Maple Glider – ‘To Enjoy is the Only Thing’ album review

Photo credit: Bridgette Winten

Melbourne-based singer-songwriter Tori Zietsch (pronounced like peach) has shared her debut album ‘To Enjoy is the Only Thing’ via Partisan Records. Written while she was living in Brighton, the record finds Tori digging deep into personal experiences – from growing up in a restrictive religious household to falling in and out of love and travelling: ‘This is what the album looks like to me: walking past tinsel covered trees in mid-September, swimming along the calanques in the south of France, car-bonnet frost, darkness at 4pm, lightness until 10pm, a muted feeling, the perpetual grey fog that swallows the Silver Coast, the colour red, this ugly green dress, red wine, red blood, red lips, red is the colour of the cardinal’s robe, Switzerland, my mother’s diaries, a coroner’s report, the sun on my face, the end of love…’

‘As Tradition’ is the genteel piano-driven album opener that finds Tori singing about Bible studies before pleading ‘Come to me pretty, pull back my limbs’. She then looks on the effect this upbringing had on her understanding of romance with the confession ‘Love is just a word’. Recent single ‘Swimming’ quickly follows, offering a sincere account of falling out of love after a beautiful relationship, thinking back fondly on long drives through the Deep South to visit the partner’s relatives and enjoying ‘mountains and red wine, the best I tasted in my life’. ‘Friend’ takes the record into the kind of space occupied so well by Villagers as Tori sings about time moving so fast and how hard it is to live a lie: ‘I’m not good at faking’.
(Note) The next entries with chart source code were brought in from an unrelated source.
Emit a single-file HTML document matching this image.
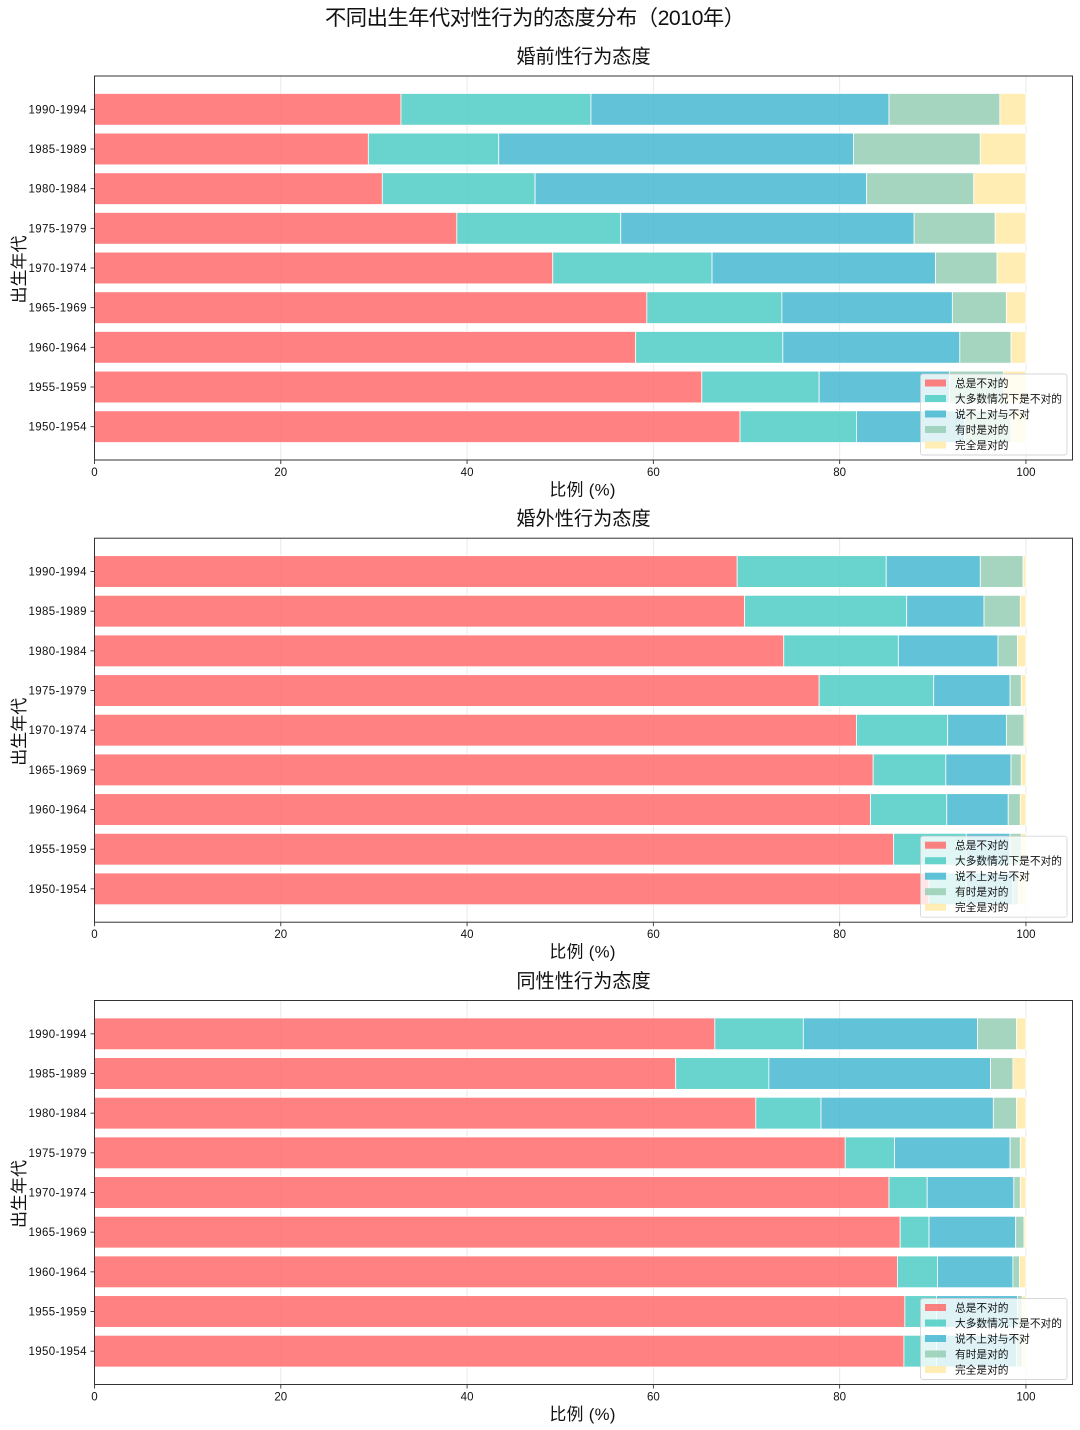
<!DOCTYPE html>
<html lang="zh">
<head>
<meta charset="utf-8">
<title>不同出生年代对性行为的态度分布（2010年）</title>
<style>
html,body{margin:0;padding:0;background:#fff;}
svg{display:block;}
text{font-family:"WenQuanYi Zen Hei","Liberation Sans","Noto Sans CJK SC",sans-serif;fill:#111;}
</style>
</head>
<body>
<svg id="chart" xmlns="http://www.w3.org/2000/svg" width="1080" height="1430" viewBox="0 0 1080 1430">
  <text x="535" y="25" font-size="21.3" textLength="420" lengthAdjust="spacing" text-anchor="middle">不同出生年代对性行为的态度分布（2010年）</text>
</svg>
<script>
const categories = ['1950-1954','1955-1959','1960-1964','1965-1969','1970-1974','1975-1979','1980-1984','1985-1989','1990-1994'];
const attitudes = ['总是不对的','大多数情况下是不对的','说不上对与不对','有时是对的','完全是对的'];
const xTicks = [0,20,40,60,80,100];
const premarital = [
  [69.3,12.5,11.6,5.0,1.6],
  [65.2,12.6,14.0,5.8,2.4],
  [58.1,15.8,19.0,5.5,1.6],
  [59.3,14.5,18.3,5.8,2.1],
  [49.2,17.1,24.0,6.6,3.1],
  [38.9,17.6,31.5,8.7,3.3],
  [30.9,16.4,35.6,11.5,5.6],
  [29.4,14.0,38.1,13.6,4.9],
  [32.9,20.4,32.0,11.9,2.8]
];
const extramarital = [
  [89.6,4.0,5.0,0.6,0.8],
  [85.8,7.8,4.7,1.2,0.5],
  [83.3,8.2,6.6,1.3,0.6],
  [83.6,7.8,7.0,1.1,0.5],
  [81.8,9.8,6.3,1.9,0.2],
  [77.8,12.3,8.2,1.2,0.5],
  [74.0,12.3,10.7,2.1,0.9],
  [69.8,17.4,8.3,3.9,0.6],
  [69.0,16.0,10.1,4.6,0.3]
];
const sameSex = [
  [86.9,3.5,8.6,0.6,0.4],
  [87.0,3.4,8.7,0.5,0.4],
  [86.2,4.3,8.1,0.7,0.7],
  [86.5,3.1,9.3,0.9,0.2],
  [85.3,4.1,9.3,0.7,0.6],
  [80.6,5.3,12.4,1.1,0.6],
  [71.0,7.0,18.5,2.5,1.0],
  [62.4,10.0,23.8,2.4,1.4],
  [66.6,9.5,18.7,4.2,1.0]
];
const panelTitles = ['婚前性行为态度','婚外性行为态度','同性性行为态度'];
const panelKeys = ['premarital','extramarital','same-sex'];
const panelValues = [premarital, extramarital, sameSex];
const colors = ['#FF6B6B','#4ECDC4','#45B7D1','#96CEB4','#FFEAA7'];

const NS = 'http://www.w3.org/2000/svg';
const svg = document.getElementById('chart');
const axLeft = 94.5, axRight = 1072.5, axH = 384;
const panelTops = [76, 538.2, 1000.5];
const xMax = 105, yMin = -0.84, yMax = 8.84, barH = 0.8;
const xScale = v => axLeft + (v / xMax) * (axRight - axLeft);
const yScale = (v, top) => top + axH - ((v - yMin) / (yMax - yMin)) * axH;

function mk(tag, attrs, parent, txt) {
  const el = document.createElementNS(NS, tag);
  for (const k in attrs) el.setAttribute(k, attrs[k]);
  if (txt !== undefined) el.textContent = txt;
  parent.appendChild(el);
  return el;
}

panelValues.forEach((rows, p) => {
  const top = panelTops[p], bottom = top + axH;
  const key = panelKeys[p];
  const g = mk('g', {}, svg);
  
  

  const title = mk('text', {x: (axLeft + axRight) / 2, y: top - 13, 'font-size': 19.2, 'text-anchor': 'middle'}, g, panelTitles[p]);
  
  

  xTicks.forEach(t => {
    const x = xScale(t);
    const grid = mk('line', {x1: x, x2: x, y1: top, y2: bottom, stroke: '#b0b0b0', 'stroke-opacity': 0.3, 'stroke-width': 0.9}, g);
    
    
  });

  rows.forEach((row, i) => {
    let cum = 0;
    row.forEach((v, s) => {
      const yTop = yScale(i + barH / 2, top), yBot = yScale(i - barH / 2, top);
      const r = mk('rect', {
        x: xScale(cum), y: yTop, width: xScale(cum + v) - xScale(cum), height: yBot - yTop,
        fill: colors[s], 'fill-opacity': 0.85, stroke: '#fff', 'stroke-width': 0.8
      }, g);
      
      
      cum += v;
    });
  });

  const frame = mk('rect', {x: axLeft, y: top, width: axRight - axLeft, height: axH, fill: 'none', stroke: '#333', 'stroke-width': 1}, g);
  
  

  xTicks.forEach(t => {
    const x = xScale(t);
    const tick = mk('line', {x1: x, x2: x, y1: bottom, y2: bottom + 4, stroke: '#333', 'stroke-width': 0.9}, g);
    
    
    const lab = mk('text', {x: x, y: bottom + 16, 'font-size': 11.5, 'text-anchor': 'middle'}, g, String(t));
    
    
  });

  categories.forEach((c, i) => {
    const y = yScale(i, top);
    const tick = mk('line', {x1: axLeft - 4, x2: axLeft, y1: y, y2: y, stroke: '#333', 'stroke-width': 0.9}, g);
    
    
    const lab = mk('text', {x: axLeft - 8, y: y + 4, 'font-size': 11.5, 'text-anchor': 'end', textLength: 58, lengthAdjust: 'spacing'}, g, c);
    
    
  });

  const xl = mk('text', {x: (axLeft + axRight) / 2 - 1, y: bottom + 35.5, 'font-size': 16.8, 'text-anchor': 'middle', textLength: 66, lengthAdjust: 'spacing'}, g, '比例 (%)');
  
  

  const yCenter = top + axH / 2 + 1.5;
  const yl = mk('text', {x: 0, y: 0, 'font-size': 17, 'text-anchor': 'middle', transform: 'translate(25 ' + yCenter + ') rotate(-90)'}, g, '出生年代');
  
  

  const lg = mk('g', {}, g);
  
  
  const lgTop = top + 298;
  const box = mk('rect', {x: 920.5, y: lgTop, width: 146.5, height: 81, rx: 2.5, fill: '#fff', 'fill-opacity': 0.8, stroke: '#ccc', 'stroke-opacity': 0.8, 'stroke-width': 0.9}, lg);
  
  
  attitudes.forEach((a, s) => {
    const y = lgTop + 9 + s * 15.5;
    const sw = mk('rect', {x: 925, y: y - 3.5, width: 21, height: 7, fill: colors[s], 'fill-opacity': 0.85}, lg);
    
    
    const t = mk('text', {x: 955, y: y + 4, 'font-size': 10.7}, lg, a);
    
    
  });
});
</script>
</body>
</html>
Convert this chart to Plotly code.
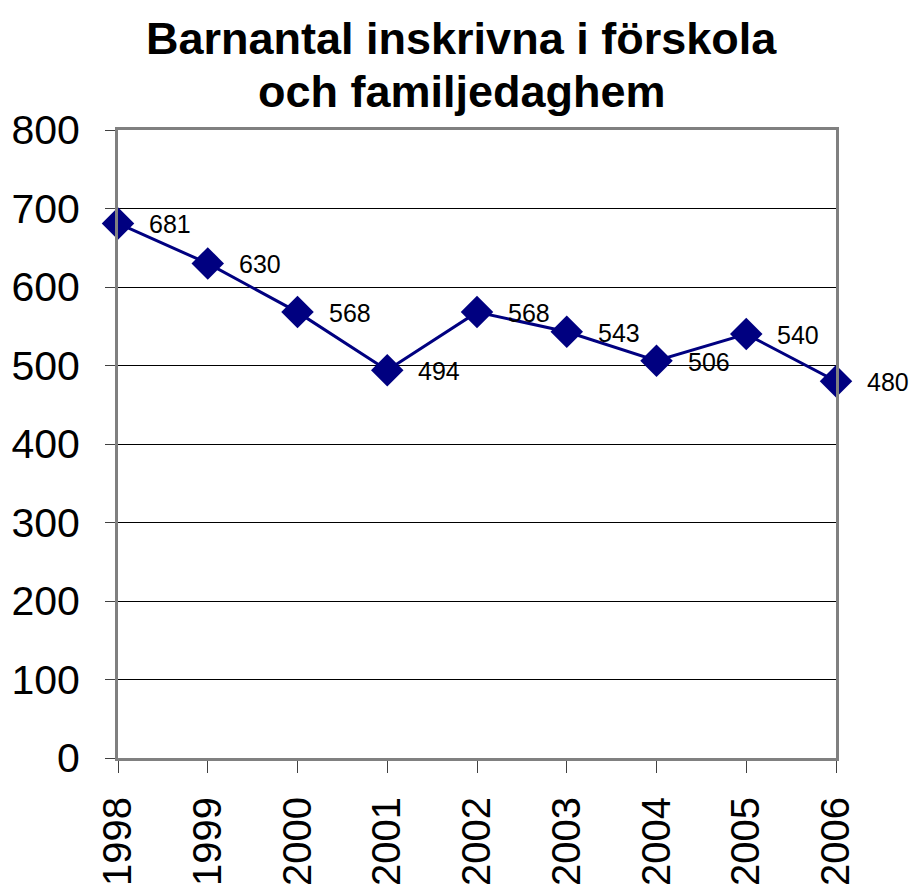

‘Be Mean, It’s Kinder Than Crying’ has a confessional tone throughout – especially in it’s opening line of ‘It seems like I’ve done a terrible thing…’ ‘Good Thing’ has more of an alt-folk Laura Marling-esque sound as Tori look at someone they’re fond of with an element of self-doubt: ‘When I do, I fear it might be the last time you see me this way’. There are pleas to ‘Comfort me’ scattered throughout ‘Baby Tiger’, a very refined piece about the importance of companionship: ‘I don’t need to know anything except to know that I can text 3pm on Thursday afternoon and you reply and come to me soon’. The penultimate ‘Performer’ has a dreamy sound that reminded us of Joanna Sternberg and a dark sense of humour and reality in the lyrics: ‘I’m floating while everything I know is cascading into the sinkhole’; ‘I am a performer, I’ll perform’.

The record comes to a close with a poignant festive tale in ‘Mama It’s Christmas’, a song that finds Tori asking the heartbreaking questions ‘Where is my brother? Where is my friend?’ and promising ‘You could cry wolf year after year, still I would not stop trying to fight off your fears. Is it drugs or religion keeping you here?’

‘To Enjoy is the Only Thing’ is a compelling listen that sees Maple Glider soar in the face of adversity.